Return precisely the span of lines from the top of the material below to the line containing "y_ticks = [10, 40, 70, 100, 130]", both included. Pictures are excluded.

+ + + +

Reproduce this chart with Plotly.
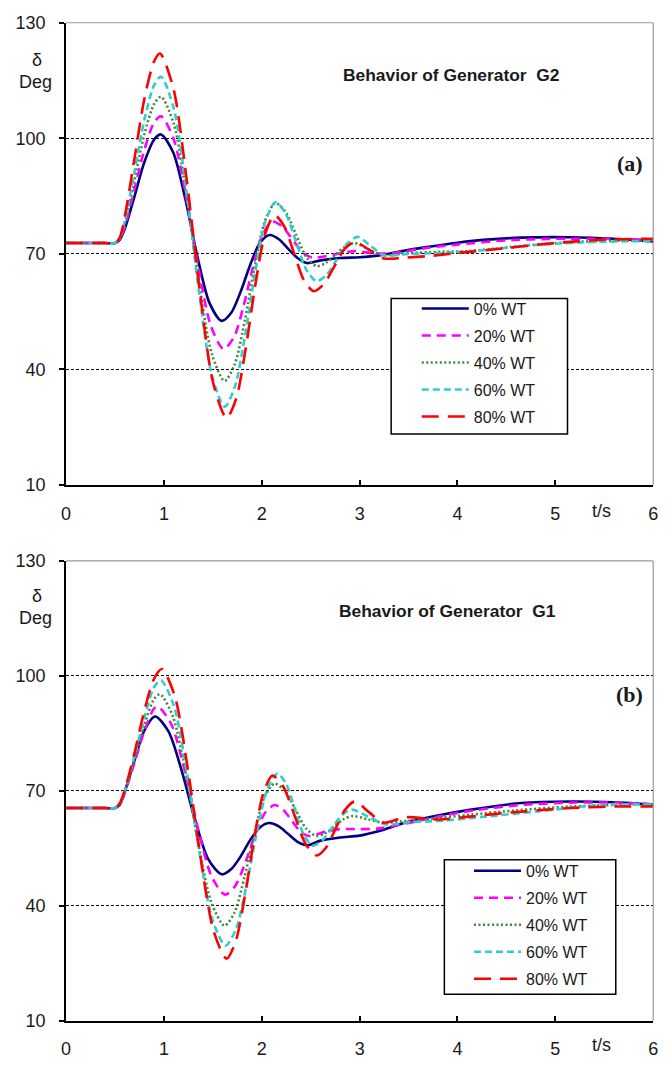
import plotly.graph_objects as go

W, H = 672, 1066

series_names = ["0% WT", "20% WT", "40% WT", "60% WT", "80% WT"]
colors = ["#000080", "#FF00FF", "#3C8A3C", "#33CCCC", "#FF0000"]
dashes = ["solid", "9px,6px", "2px,2.5px", "7px,4px", "17px,9px"]
x_ticks = [0, 1, 2, 3, 4, 5, 6]
y_ticks = [10, 40, 70, 100, 130]

# ---------- Generator G2 (panel a) ----------
t_g2_0 = [0, 0.4, 0.5, 0.55, 0.6, 0.7, 0.8, 0.9, 0.97, 1.094, 1.218, 1.342, 1.466, 1.59, 1.688, 1.786, 1.884, 1.982, 2.08, 2.175, 2.27, 2.365, 2.46, 2.6, 2.8, 3.0, 3.2, 3.45, 3.7, 4.0, 4.3, 4.65, 5.15, 5.6, 6.0]
v_g2_0 = [72.8, 72.8, 72.8, 73.7, 76.5, 85.0, 93.8, 99.7, 101.0, 96.4, 84.3, 69.3, 57.2, 52.6, 54.7, 60.3, 67.3, 72.9, 74.9, 73.8, 71.3, 68.9, 67.6, 68.3, 68.9, 69.1, 69.6, 70.8, 71.8, 72.9, 73.7, 74.2, 74.3, 73.9, 73.2]

t_g2_20 = [0, 0.4, 0.5, 0.55, 0.6, 0.7, 0.8, 0.9, 0.97, 1.098, 1.226, 1.354, 1.482, 1.61, 1.718, 1.816, 1.914, 2.012, 2.11, 2.2125, 2.315, 2.4175, 2.52, 2.73, 2.95, 3.15, 3.35, 3.7, 4.0, 4.5, 5.0, 5.5, 6.0]
v_g2_20 = [72.8, 72.8, 72.8, 73.9, 77.1, 86.9, 97.0, 104.1, 105.7, 99.9, 84.9, 66.2, 51.1, 45.3, 48.5, 56.7, 67.0, 75.2, 78.4, 77.0, 73.7, 70.4, 69.0, 69.8, 70.7, 70.1, 70.2, 71.6, 72.4, 73.5, 73.9, 73.9, 73.6]

t_g2_40 = [0, 0.4, 0.5, 0.55, 0.6, 0.7, 0.8, 0.9, 0.97, 1.10, 1.23, 1.36, 1.49, 1.62, 1.724, 1.828, 1.932, 2.036, 2.14, 2.245, 2.35, 2.455, 2.56, 2.6575, 2.755, 2.8525, 2.95, 3.085, 3.22, 3.5, 3.8, 4.1, 4.4, 4.8, 5.2, 5.6, 6.0]
v_g2_40 = [72.8, 72.8, 72.8, 74.0, 77.7, 89.2, 101.0, 108.9, 110.8, 103.8, 85.3, 62.5, 44.0, 37.0, 41.4, 52.9, 67.3, 78.8, 83.2, 80.8, 75.0, 69.2, 66.8, 67.7, 69.8, 71.9, 72.8, 71.25, 69.7, 70.2, 70.5, 70.7, 71.4, 72.4, 73.1, 73.4, 73.4]

t_g2_60 = [0, 0.4, 0.5, 0.55, 0.6, 0.7, 0.8, 0.9, 0.97, 1.10, 1.23, 1.36, 1.49, 1.62, 1.724, 1.828, 1.932, 2.036, 2.14, 2.245, 2.35, 2.455, 2.56, 2.665, 2.77, 2.875, 2.98, 3.115, 3.25, 3.5, 3.8, 4.1, 4.4, 4.8, 5.2, 5.6, 6.0]
v_g2_60 = [72.8, 72.8, 72.8, 74.1, 78.6, 91.4, 104.8, 113.8, 116.0, 107.8, 86.4, 59.9, 38.5, 30.3, 35.4, 48.6, 65.1, 78.3, 83.4, 80.4, 73.15, 65.9, 62.9, 64.6, 68.65, 72.7, 74.4, 72.0, 69.6, 70.0, 70.2, 70.6, 71.3, 72.3, 72.9, 73.2, 73.3]

t_g2_80 = [0, 0.4, 0.5, 0.55, 0.6, 0.7, 0.8, 0.9, 0.96, 1.096, 1.232, 1.368, 1.504, 1.64, 1.738, 1.836, 1.934, 2.032, 2.13, 2.23, 2.33, 2.43, 2.53, 2.635, 2.74, 2.845, 2.95, 3.1, 3.25, 3.45, 3.7, 4.0, 4.5, 5.0, 5.5, 6.0]
v_g2_80 = [72.8, 72.8, 72.8, 74.3, 79.7, 94.9, 110.2, 120.0, 122.0, 113.0, 89.4, 60.0, 36.4, 27.4, 32.4, 45.5, 61.9, 75.0, 80.0, 77.1, 70.15, 63.2, 60.3, 62.2, 66.7, 71.2, 73.1, 71.0, 68.8, 69.0, 69.4, 70.2, 71.5, 72.8, 73.7, 73.9]

# ---------- Generator G1 (panel b) ----------
t_g1_0 = [0, 0.4, 0.5, 0.55, 0.6, 0.7, 0.8, 0.91, 1.046, 1.182, 1.318, 1.454, 1.59, 1.686, 1.782, 1.878, 1.974, 2.07, 2.17, 2.27, 2.37, 2.47, 2.6, 2.8, 3.0, 3.2, 3.47, 3.81, 4.14, 4.65, 5.15, 5.6, 6.0]
v_g1_0 = [65.5, 65.5, 65.5, 66.4, 69.8, 78.0, 85.8, 89.4, 85.5, 75.2, 62.4, 52.1, 48.2, 49.5, 52.8, 57.0, 60.3, 61.6, 60.8, 58.7, 56.6, 55.8, 57.0, 57.8, 58.3, 59.5, 61.7, 63.6, 65.1, 66.8, 67.2, 67.0, 66.4]

t_g1_20 = [0, 0.4, 0.5, 0.55, 0.6, 0.7, 0.8, 0.9, 0.94, 1.077, 1.214, 1.351, 1.488, 1.625, 1.726, 1.827, 1.928, 2.029, 2.13, 2.2175, 2.305, 2.3925, 2.48, 2.65, 2.8, 3.0, 3.2, 3.5, 3.81, 4.14, 4.65, 5.15, 5.6, 6.0]
v_g1_20 = [65.5, 65.5, 65.5, 66.5, 69.5, 77.4, 85.6, 91.5, 92.0, 87.3, 75.1, 59.8, 47.6, 42.9, 45.1, 50.9, 58.3, 64.1, 66.3, 65.1, 62.25, 59.4, 58.2, 59.3, 60.0, 60.0, 60.2, 61.6, 63.3, 64.8, 66.3, 66.9, 66.9, 66.5]

t_g1_40 = [0, 0.4, 0.5, 0.55, 0.6, 0.7, 0.8, 0.9, 0.96, 1.092, 1.224, 1.356, 1.488, 1.62, 1.722, 1.824, 1.926, 2.028, 2.13, 2.2375, 2.345, 2.4525, 2.56, 2.6525, 2.745, 2.8375, 2.93, 3.085, 3.24, 3.5, 3.8, 4.14, 4.6, 5.15, 5.6, 6.0]
v_g1_40 = [65.5, 65.5, 65.5, 66.6, 69.7, 78.0, 87.2, 94.0, 95.2, 89.4, 74.4, 55.6, 40.6, 34.8, 38.3, 47.6, 59.1, 68.4, 71.9, 69.9, 65.05, 60.2, 58.2, 59.0, 60.8, 62.6, 63.4, 62.55, 61.7, 62.2, 62.9, 63.8, 64.9, 65.9, 66.3, 66.5]

t_g1_60 = [0, 0.4, 0.5, 0.55, 0.6, 0.7, 0.8, 0.9, 0.97, 1.102, 1.234, 1.366, 1.498, 1.63, 1.736, 1.842, 1.948, 2.054, 2.16, 2.25, 2.34, 2.43, 2.52, 2.62, 2.72, 2.82, 2.92, 3.095, 3.27, 3.5, 3.87, 4.3, 4.81, 5.49, 6.0]
v_g1_60 = [65.5, 65.5, 65.5, 66.7, 70.0, 79.2, 89.1, 97.1, 98.8, 92.2, 74.9, 53.5, 36.2, 29.6, 33.9, 45.1, 59.0, 70.2, 74.5, 71.75, 65.1, 58.45, 55.7, 57.1, 60.4, 63.7, 65.1, 63.15, 61.2, 61.8, 62.25, 63.3, 64.6, 66.35, 66.4]

t_g1_80 = [0, 0.4, 0.5, 0.55, 0.6, 0.7, 0.8, 0.9, 0.98, 1.112, 1.244, 1.376, 1.508, 1.64, 1.734, 1.828, 1.922, 2.016, 2.11, 2.2225, 2.335, 2.4475, 2.56, 2.6575, 2.755, 2.8525, 2.95, 3.095, 3.24, 3.47, 3.81, 4.1, 4.48, 5.15, 5.6, 6.0]
v_g1_80 = [65.5, 65.5, 65.5, 66.8, 70.2, 80.0, 90.9, 99.3, 101.8, 94.6, 75.7, 52.3, 33.4, 26.2, 30.8, 42.7, 57.5, 69.4, 74.0, 70.95, 63.55, 56.15, 53.1, 55.2, 60.15, 65.1, 67.2, 64.45, 61.7, 63.1, 62.5, 63.2, 64.2, 65.5, 65.9, 65.9]

g2_t = [t_g2_0, t_g2_20, t_g2_40, t_g2_60, t_g2_80]
g2_v = [v_g2_0, v_g2_20, v_g2_40, v_g2_60, v_g2_80]
g1_t = [t_g1_0, t_g1_20, t_g1_40, t_g1_60, t_g1_80]
g1_v = [v_g1_0, v_g1_20, v_g1_40, v_g1_60, v_g1_80]

SANS = "Liberation Sans, Arial, sans-serif"
SERIF = "Liberation Serif, Times New Roman, serif"

def px_x(p):
    return p / W

def px_y(p):
    return 1 - p / H

fig = go.Figure()

for i in range(5):
    fig.add_trace(go.Scatter(
        x=g2_t[i], y=g2_v[i], mode="lines", name=series_names[i],
        line=dict(color=colors[i], width=2.6, dash=dashes[i], shape="spline", smoothing=0.8),
        xaxis="x", yaxis="y", legend="legend", legendgroup="a%d" % i,
    ))
for i in range(5):
    fig.add_trace(go.Scatter(
        x=g1_t[i], y=g1_v[i], mode="lines", name=series_names[i],
        line=dict(color=colors[i], width=2.6, dash=dashes[i], shape="spline", smoothing=0.8),
        xaxis="x2", yaxis="y2", legend="legend2", legendgroup="b%d" % i,
    ))

xdom = [px_x(62), px_x(658)]
ydom1 = [px_y(484), px_y(13)]
ydom2 = [px_y(1030), px_y(561.5)]

axis_font = dict(family=SANS, size=18, color="#1a1a1a")

def xax(anchor, dom):
    return dict(domain=dom, anchor=anchor, range=[0, 6], tickmode="array", tickvals=x_ticks,
                ticks="inside", ticklen=5, tickwidth=1.5, tickcolor="black",
                showline=True, linecolor="black", linewidth=2, showgrid=False, zeroline=False,
                tickfont=axis_font, ticklabelstandoff=11)

def yax(anchor, dom):
    return dict(domain=dom, anchor=anchor, range=[10, 130], tickmode="array", tickvals=y_ticks,
                ticks="outside", ticklen=5, tickwidth=1.5, tickcolor="black",
                showline=True, linecolor="black", linewidth=2,
                showgrid=True, gridcolor="black", gridwidth=1, griddash="3px,2px",
                zeroline=False, tickfont=axis_font, ticklabelstandoff=10)

legend_common = dict(xanchor="left", yanchor="top", bgcolor="rgba(0,0,0,0)", borderwidth=0,
                     font=dict(family=SANS, size=16, color="#1a1a1a"), tracegroupgap=3.2,
                     itemwidth=47, traceorder="grouped")

fig.update_layout(
    width=W, height=H, margin=dict(l=0, r=0, t=0, b=0),
    paper_bgcolor="white", plot_bgcolor="white", showlegend=True,
    xaxis=xax("y", xdom), yaxis=yax("x", ydom1),
    xaxis2=xax("y2", xdom), yaxis2=yax("x2", ydom2),
    legend=dict(x=px_x(418), y=px_y(287), **legend_common),
    legend2=dict(x=px_x(471), y=px_y(860), **legend_common),
)

shapes = []
for xr, yr in [("x domain", "y domain"), ("x2 domain", "y2 domain")]:
    shapes.append(dict(type="line", xref=xr, yref=yr, x0=0, x1=1, y0=1, y1=1,
                       line=dict(color="#9a9a9a", width=1.2), layer="above"))
    shapes.append(dict(type="line", xref=xr, yref=yr, x0=1, x1=1, y0=0, y1=1,
                       line=dict(color="#9a9a9a", width=1.2), layer="above"))
# legend boxes
for (l, r, t, b) in [(392, 571, 294, 432), (446, 620, 866, 1003)]:
    shapes.append(dict(type="rect", xref="paper", yref="paper",
                       x0=px_x(l), x1=px_x(r), y0=px_y(b), y1=px_y(t),
                       line=dict(color="black", width=1.5), fillcolor="white", layer="above"))
fig.update_layout(shapes=shapes)

ann = []
def add_text(text, x, y, size=17, family=SANS, bold=False):
    ann.append(dict(text=("<b>%s</b>" % text) if bold else text, x=px_x(x), y=px_y(y),
                    xref="paper", yref="paper", xanchor="center", yanchor="middle",
                    showarrow=False, font=dict(family=family, size=size, color="#1a1a1a")))

for off in [0, 546.5]:
    add_text("δ", 32, 51 + off, size=18)
    add_text("Deg", 31, 73 + off, size=18)
add_text("t/s", 606, 511, size=18)
add_text("t/s", 606, 1055, size=18)
add_text("Behavior of Generator\u00a0 G2", 453, 66, size=17.4, bold=True)
add_text("Behavior of Generator\u00a0 G1", 449, 613, size=17.4, bold=True)
add_text("(a)", 634, 156, size=22, family=SERIF, bold=True)
add_text("(b)", 634, 697.5, size=22, family=SERIF, bold=True)
fig.update_layout(annotations=ann)

fig.write_html("out.html")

+ + + +

■ **Solution for this task**:
Reproduce this chart with Plotly.
import plotly.graph_objects as go

W, H = 672, 1066

series_names = ["0% WT", "20% WT", "40% WT", "60% WT", "80% WT"]
colors = ["#000080", "#FF00FF", "#3C8A3C", "#33CCCC", "#FF0000"]
dashes = ["solid", "9px,6px", "2px,2.5px", "7px,4px", "17px,9px"]
x_ticks = [0, 1, 2, 3, 4, 5, 6]
y_ticks = [10, 40, 70, 100, 130]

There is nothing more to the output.